Son olarak ta maneviyatçı görüşün
kullanımında pozitif ve negatif yönleri inceleyelim. Maneviyatçı görüş için
negatif yönler; son yıllarda literatürde yer alan ve alan çalışmaların son
yıllar içerisinde yapılmış ve yapılmaya devam ediyor olması temkinli
yaklaşılmasına neden olmaktadır. Kullanımı konusunda danışmanın belli eğitim
süreçlerinden geçmesi gerektiği de unutulmamalıdır. Yani alanda yeni mezunların
kullanması etkisinin az olmasına neden olabilir. Ayrıca izlenilecek yöntemde danışmanlık
süreci boyunca danışmanların başlıkları derinlemesine irdelemesinde tecrübenin
de önemli olduğunu gözden kaçırmamak gerekiyor. Bu yüzden karar verme
süreçlerinde maneviyatçı yaklaşım kullanacak danışmanların mesleki tecrübeleri
de özellikle değerlendirme konusunda önemli bir yer tutacaktır. Pozitif yönleri
ise danışanın ön planda tutulduğu bir süreç ve uygulanacak yöntem sayesinde
danışana karar verme süreçlerinde neler yapması gerektiği öğretilebilecek bir
süreç. Örneğin Bloch ve Richmond’un 7 temasını öğrenen bir danışanda bu yöntemi
uygulayarak ilerleyen zamanlarda karar verme süreçlerinde rahatlık yaşayabilir.

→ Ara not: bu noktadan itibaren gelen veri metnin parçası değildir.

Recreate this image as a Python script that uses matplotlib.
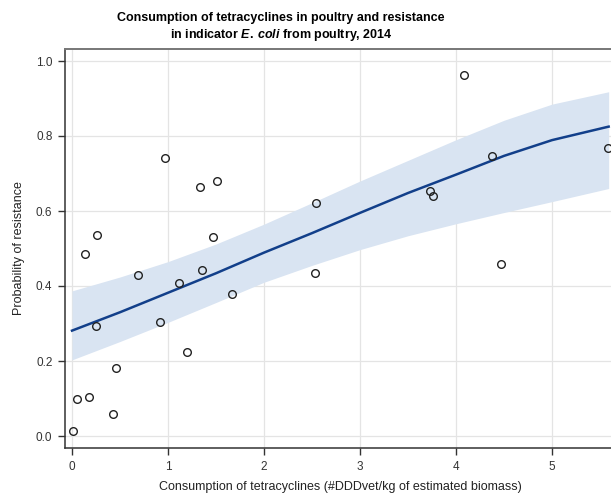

Ayrıca her üç kuramda da bireyin sadece bir olaya karşı olan davranış veya
karar süreçlerini değil de tüm hayatlarındaki psikolojik iyi oluş halini de
etkileyecek şekilde tasarlanmış. Yani aslında bireyin karar verme sürecine
yardım edilirken aynı zamanda psikolojik yardım hizmeti de alması
sağlanmaktadır. Bu yönüyle özellikle eğitim kurumları ve özel danışmanlık
merkezlerinde rahatlıkla kullanılabilir bir yöntemdir. Danışmanlık süreci
farklı nedenlerle yarıda kesilse bile kesinti olana kadar bireyin psikolojik
iyi oluşuna artı bir değer eklenebilir.